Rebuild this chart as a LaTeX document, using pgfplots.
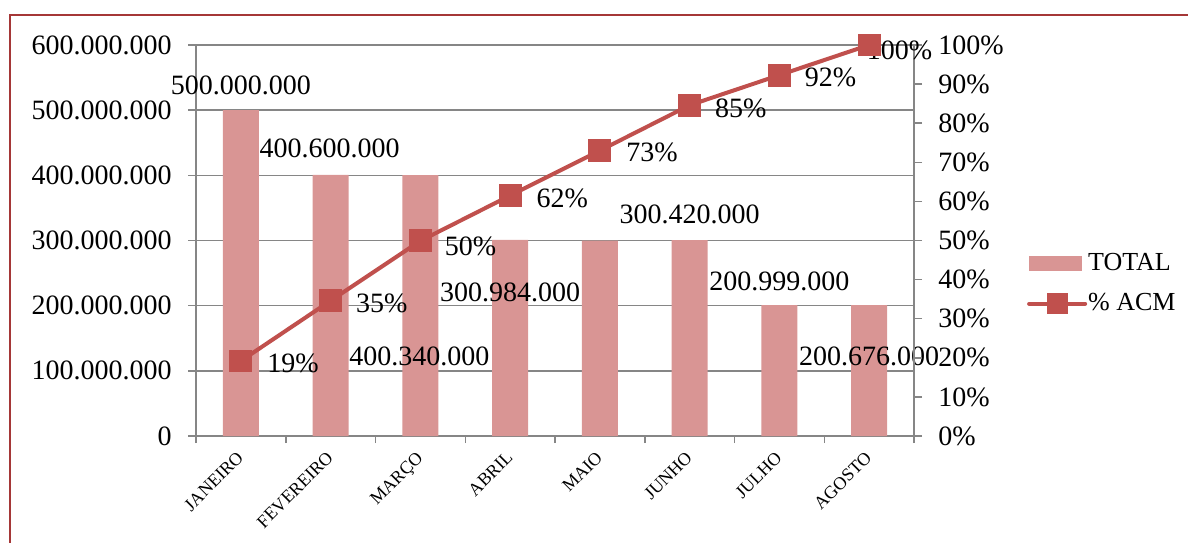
\documentclass[border=0pt]{standalone}
\usepackage{fontspec}
\setmainfont{Liberation Serif}
\usepackage{pgfplots}
\pgfplotsset{compat=1.18}
\definecolor{barcol}{RGB}{217,149,148}
\definecolor{linecol}{RGB}{192,80,77}
\definecolor{gridcol}{RGB}{134,134,134}
\definecolor{framecol}{RGB}{165,55,55}
\newcommand{\lbl}{\fontsize{14}{16}\selectfont}
\begin{document}
\begin{tikzpicture}[x=1pt,y=1pt]
\useasboundingbox (0,0) rectangle (594,271);
\begin{scope}
\clip (0,0) rectangle (594,271);
\draw[framecol, line width=1.2pt] (5,-20) -- (5,263.5) -- (620,263.5);
\end{scope}
\begin{axis}[
  at={(98pt,53pt)}, anchor=south west, scale only axis,
  width=359pt, height=195.5pt,
  xmin=-0.5, xmax=7.5, ymin=0, ymax=600000000,
  axis y line*=left, axis x line*=bottom,
  axis line style={gridcol, line width=0.75pt},
  every tick/.style={gridcol, line width=0.75pt},
  tick align=outside,
  major tick length=4pt, minor tick length=3.5pt,
  xtick={0,1,2,3,4,5,6,7},
  xticklabels={JANEIRO,FEVEREIRO,MARÇO,ABRIL,MAIO,JUNHO,JULHO,AGOSTO},
  minor xtick={-0.5,0.5,1.5,2.5,3.5,4.5,5.5,6.5,7.5},
  major x tick style={draw=none},
  xticklabel style={font=\fontsize{9}{11}\selectfont, xshift=-2.5pt, yshift=-3pt, rotate=45, anchor=north east, inner sep=0pt},
  ytick={0,100000000,200000000,300000000,400000000,500000000,600000000},
  yticklabels={0,100.000.000,200.000.000,300.000.000,400.000.000,500.000.000,600.000.000},
  scaled y ticks=false,
  yticklabel style={font=\lbl, anchor=east, inner sep=0pt, xshift=-8pt},
  ymajorgrids, grid style={gridcol, line width=0.75pt},
  clip=false,
]
\addplot[ybar, bar width=18pt, fill=barcol, draw=none] coordinates {
  (0,500000000) (1,400600000) (2,400340000) (3,300984000)
  (4,300000000) (5,300420000) (6,200999000) (7,200676000)};
\node[font=\lbl] at (axis cs:0,538600000) {500.000.000};
\node[font=\lbl] at (axis cs:0.99,441900000) {400.600.000};
\node[font=\lbl] at (axis cs:1.99,122800000) {400.340.000};
\node[font=\lbl] at (axis cs:3.0,221000000) {300.984.000};
\node[font=\lbl] at (axis cs:5.0,340600000) {300.420.000};
\node[font=\lbl] at (axis cs:6.0,237800000) {200.999.000};
\node[font=\lbl] at (axis cs:7.0,122800000) {200.676.000};
\end{axis}
\begin{axis}[
  at={(98pt,53pt)}, anchor=south west, scale only axis,
  width=359pt, height=195.5pt,
  xmin=-0.5, xmax=7.5, ymin=0, ymax=1,
  axis y line*=right, axis x line=none,
  axis line style={gridcol, line width=0.75pt},
  every tick/.style={gridcol, line width=0.75pt},
  tick align=outside, major tick length=4pt,
  ytick={0,0.1,0.2,0.3,0.4,0.5,0.6,0.7,0.8,0.9,1},
  yticklabels={0\%,10\%,20\%,30\%,40\%,50\%,60\%,70\%,80\%,90\%,100\%},
  yticklabel style={font=\lbl, anchor=west, inner sep=0pt, xshift=8pt},
  clip=false,
  legend style={at={(1.157,0.39)}, anchor=west, draw=none, fill=none, inner sep=0pt,
    font=\fontsize{13}{15}\selectfont, row sep=9pt, nodes={inner sep=0.5pt}},
  legend cell align=left,
]
\addlegendimage{legend image code/.code={\fill[barcol] (0pt,-3.5pt) rectangle (26pt,3.5pt);}}
\addlegendentry{TOTAL}
\addplot[linecol, line width=2pt, mark=square*, mark size=4.7pt, mark options={fill=linecol, draw=none},
  legend image code/.code={\draw[linecol, line width=2pt, line cap=round] (0pt,0pt) -- (28pt,0pt); \fill[linecol] (14pt,0pt) +(-4.2pt,-4.2pt) rectangle +(4.2pt,4.2pt);}]
  coordinates {(0,0.192) (1,0.346) (2,0.499) (3,0.615) (4,0.730) (5,0.846) (6,0.923) (7,1.0)};
\addlegendentry{\% ACM}
\node[font=\lbl] at (axis cs:0.58,0.187) {19\%};
\node[font=\lbl] at (axis cs:1.57,0.340) {35\%};
\node[font=\lbl] at (axis cs:2.56,0.486) {50\%};
\node[font=\lbl] at (axis cs:3.58,0.609) {62\%};
\node[font=\lbl] at (axis cs:4.58,0.726) {73\%};
\node[font=\lbl] at (axis cs:5.57,0.839) {85\%};
\node[font=\lbl] at (axis cs:6.57,0.918) {92\%};
\node[font=\lbl] at (axis cs:7.34,0.987) {100\%};
\end{axis}
\end{tikzpicture}
\end{document}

════════════════

Return the material word for word. Pictures are not part of the copy.

Rebuild this chart as a LaTeX document, using pgfplots.
\documentclass[border=0pt]{standalone}
\usepackage{fontspec}
\setmainfont{Liberation Serif}
\usepackage{pgfplots}
\pgfplotsset{compat=1.18}
\definecolor{barcol}{RGB}{217,149,148}
\definecolor{linecol}{RGB}{192,80,77}
\definecolor{gridcol}{RGB}{134,134,134}
\definecolor{framecol}{RGB}{165,55,55}
\newcommand{\lbl}{\fontsize{14}{16}\selectfont}
\begin{document}
\begin{tikzpicture}[x=1pt,y=1pt]
\useasboundingbox (0,0) rectangle (594,271);
\begin{scope}
\clip (0,0) rectangle (594,271);
\draw[framecol, line width=1.2pt] (5,-20) -- (5,263.5) -- (620,263.5);
\end{scope}
\begin{axis}[
  at={(98pt,53pt)}, anchor=south west, scale only axis,
  width=359pt, height=195.5pt,
  xmin=-0.5, xmax=7.5, ymin=0, ymax=600000000,
  axis y line*=left, axis x line*=bottom,
  axis line style={gridcol, line width=0.75pt},
  every tick/.style={gridcol, line width=0.75pt},
  tick align=outside,
  major tick length=4pt, minor tick length=3.5pt,
  xtick={0,1,2,3,4,5,6,7},
  xticklabels={JANEIRO,FEVEREIRO,MARÇO,ABRIL,MAIO,JUNHO,JULHO,AGOSTO},
  minor xtick={-0.5,0.5,1.5,2.5,3.5,4.5,5.5,6.5,7.5},
  major x tick style={draw=none},
  xticklabel style={font=\fontsize{9}{11}\selectfont, xshift=-2.5pt, yshift=-3pt, rotate=45, anchor=north east, inner sep=0pt},
  ytick={0,100000000,200000000,300000000,400000000,500000000,600000000},
  yticklabels={0,100.000.000,200.000.000,300.000.000,400.000.000,500.000.000,600.000.000},
  scaled y ticks=false,
  yticklabel style={font=\lbl, anchor=east, inner sep=0pt, xshift=-8pt},
  ymajorgrids, grid style={gridcol, line width=0.75pt},
  clip=false,
]
\addplot[ybar, bar width=18pt, fill=barcol, draw=none] coordinates {
  (0,500000000) (1,400600000) (2,400340000) (3,300984000)
  (4,300000000) (5,300420000) (6,200999000) (7,200676000)};
\node[font=\lbl] at (axis cs:0,538600000) {500.000.000};
\node[font=\lbl] at (axis cs:0.99,441900000) {400.600.000};
\node[font=\lbl] at (axis cs:1.99,122800000) {400.340.000};
\node[font=\lbl] at (axis cs:3.0,221000000) {300.984.000};
\node[font=\lbl] at (axis cs:5.0,340600000) {300.420.000};
\node[font=\lbl] at (axis cs:6.0,237800000) {200.999.000};
\node[font=\lbl] at (axis cs:7.0,122800000) {200.676.000};
\end{axis}
\begin{axis}[
  at={(98pt,53pt)}, anchor=south west, scale only axis,
  width=359pt, height=195.5pt,
  xmin=-0.5, xmax=7.5, ymin=0, ymax=1,
  axis y line*=right, axis x line=none,
  axis line style={gridcol, line width=0.75pt},
  every tick/.style={gridcol, line width=0.75pt},
  tick align=outside, major tick length=4pt,
  ytick={0,0.1,0.2,0.3,0.4,0.5,0.6,0.7,0.8,0.9,1},
  yticklabels={0\%,10\%,20\%,30\%,40\%,50\%,60\%,70\%,80\%,90\%,100\%},
  yticklabel style={font=\lbl, anchor=west, inner sep=0pt, xshift=8pt},
  clip=false,
  legend style={at={(1.157,0.39)}, anchor=west, draw=none, fill=none, inner sep=0pt,
    font=\fontsize{13}{15}\selectfont, row sep=9pt, nodes={inner sep=0.5pt}},
  legend cell align=left,
]
\addlegendimage{legend image code/.code={\fill[barcol] (0pt,-3.5pt) rectangle (26pt,3.5pt);}}
\addlegendentry{TOTAL}
\addplot[linecol, line width=2pt, mark=square*, mark size=4.7pt, mark options={fill=linecol, draw=none},
  legend image code/.code={\draw[linecol, line width=2pt, line cap=round] (0pt,0pt) -- (28pt,0pt); \fill[linecol] (14pt,0pt) +(-4.2pt,-4.2pt) rectangle +(4.2pt,4.2pt);}]
  coordinates {(0,0.192) (1,0.346) (2,0.499) (3,0.615) (4,0.730) (5,0.846) (6,0.923) (7,1.0)};
\addlegendentry{\% ACM}
\node[font=\lbl] at (axis cs:0.58,0.187) {19\%};
\node[font=\lbl] at (axis cs:1.57,0.340) {35\%};
\node[font=\lbl] at (axis cs:2.56,0.486) {50\%};
\node[font=\lbl] at (axis cs:3.58,0.609) {62\%};
\node[font=\lbl] at (axis cs:4.58,0.726) {73\%};
\node[font=\lbl] at (axis cs:5.57,0.839) {85\%};
\node[font=\lbl] at (axis cs:6.57,0.918) {92\%};
\node[font=\lbl] at (axis cs:7.34,0.987) {100\%};
\end{axis}
\end{tikzpicture}
\end{document}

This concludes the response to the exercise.